I sat and walked along the river for many hours, touching, smelling and listening to
a symphony of colour and sound. Today was a day of photographs for future paintings. Photos I will use to provoke memory of this sacred sanctuary that resides both inside and out.

Friday, September 11, 2009

Blue Prairie Sky

We shall not cease from exploration, and the end of all our exploring will be to arrive where we started and know the place for the first time.
T. S. Eliot




When I saw these photos that a friend recently took I realized that I had found my way home.
I am exactly where I am supposed to be.

I started off as myself but lost course for a while, not in a bad way, in an exploratory way.
I was curious, I had to try things and see what worked and what didn't. Sometimes I fell,
sometimes I got stuck, sometimes I hurt myself or others but I usually managed to find
my way back to the path that wasn't all that obvious but at least I knew it was there if I
kept walking.

I have returned innocence to a prairie girl who grew up in the
Saskatchewan bush marveling at blue sky holes vibrating between
leaves of trembling aspens.
The sky wrapped around her like a blanket of emptiness
spilling her into an almost painful blue that verged on becoming purple.

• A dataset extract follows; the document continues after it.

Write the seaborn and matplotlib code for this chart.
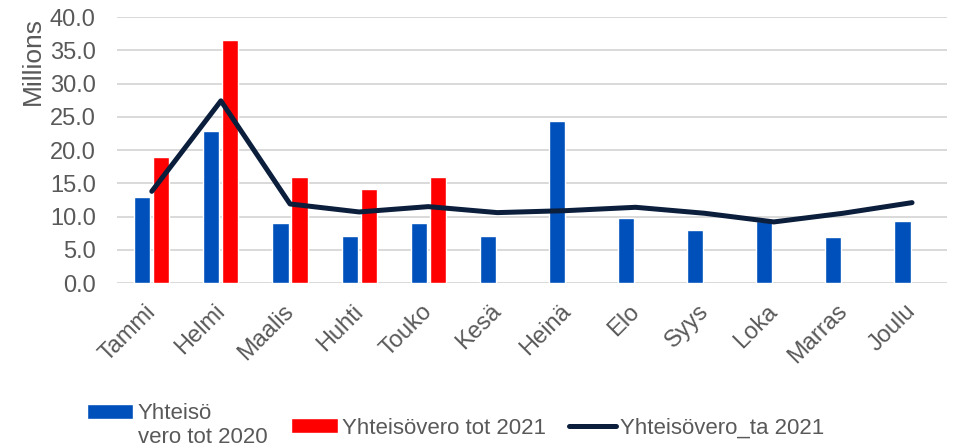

She was taught about a sky god that rained blue beauty down
into her childhood world. A god that expressed anger in
thunder and wind and deep purple skies.
She learned to love thunder from her father
who taught her to smell storms and watch them pass
from the shelter of a doorway.

Now, in this moment, today,
my brush sweeps blue strokes
across the canvas and
there is no separation
anymore.
Sky, brush, blue, god are no longer words
separated by commas but have
become one undivided moment of clarity.
I let go into this lucidity
and am no longer a painter
but when painting I
become the blue prairie sky.

Thursday, September 10, 2009

Opening to a Painting



This painting has been working me over for several days. It doesn't help that I am working within the frame of a large barn door and therefore fighting the elements as I paint! Wind, rain, mist, cold have all been by to visit in my barn studio lately. Often I welcome the rhythm of the weather as I paint in this enchanting studio but as high summer begins to blend into early autumn the light & air change, making painting more of a challenge in the barn.
When a painting feels like it is coming into being, it coincides with a certain knowing that starts to settle in my body. This piece was inspired by the interaction of the water and the rocks. The water falling, caressing, in constant flux and the rocks steady, slow presence allowing the falling water to polish & enhance its shapes. I have no idea what I wanted to say about this except that it was nudging me to say something so I started painting. More and more I know less and less about what I am beginning when I start, I have some vague images and ideas but mostly I let the paint guide me. Sometimes I start to become attached to the piece and really like it, which is almost as bad as when I hate it, both are attachments of some form and almost always stop the flow of the piece. Then I grumble and mumble about how much I dislike the whole process and loose confidence in my ability, doubt and insecurity start to creep in and gnaw at me. This is usually when I turn the painting toward the wall and start another piece, this other piece allows me to move out of my stuckness and open up new avenues of thought patterns and feelings to flow in different direcitons. I usually spend some time reading or writing as well. Lately I have been alternating between Rilke's Duino Elegies and The Tibetan Book of Living & Dying, both of which will inform my paintings with their words and ideas. However, so will everything I see, think and feel during this time. When engaged in a painting, everything becomes the painting; the cactus flowers I saw today, the rainbow that arched over the barn, the small grey cat that came to visit, the warm smile of my friend Luis, the tears in a good-bye, the dripping of water into buckets from the leaky barn roof, the patterns of the clouds sweeping across the sky. All of life fuses, becoming an intensely intricate pattern of beauty that pours into paint like liquid silver...I finally let go, and NOW I am painting! Soaring through the empty sky with no limits!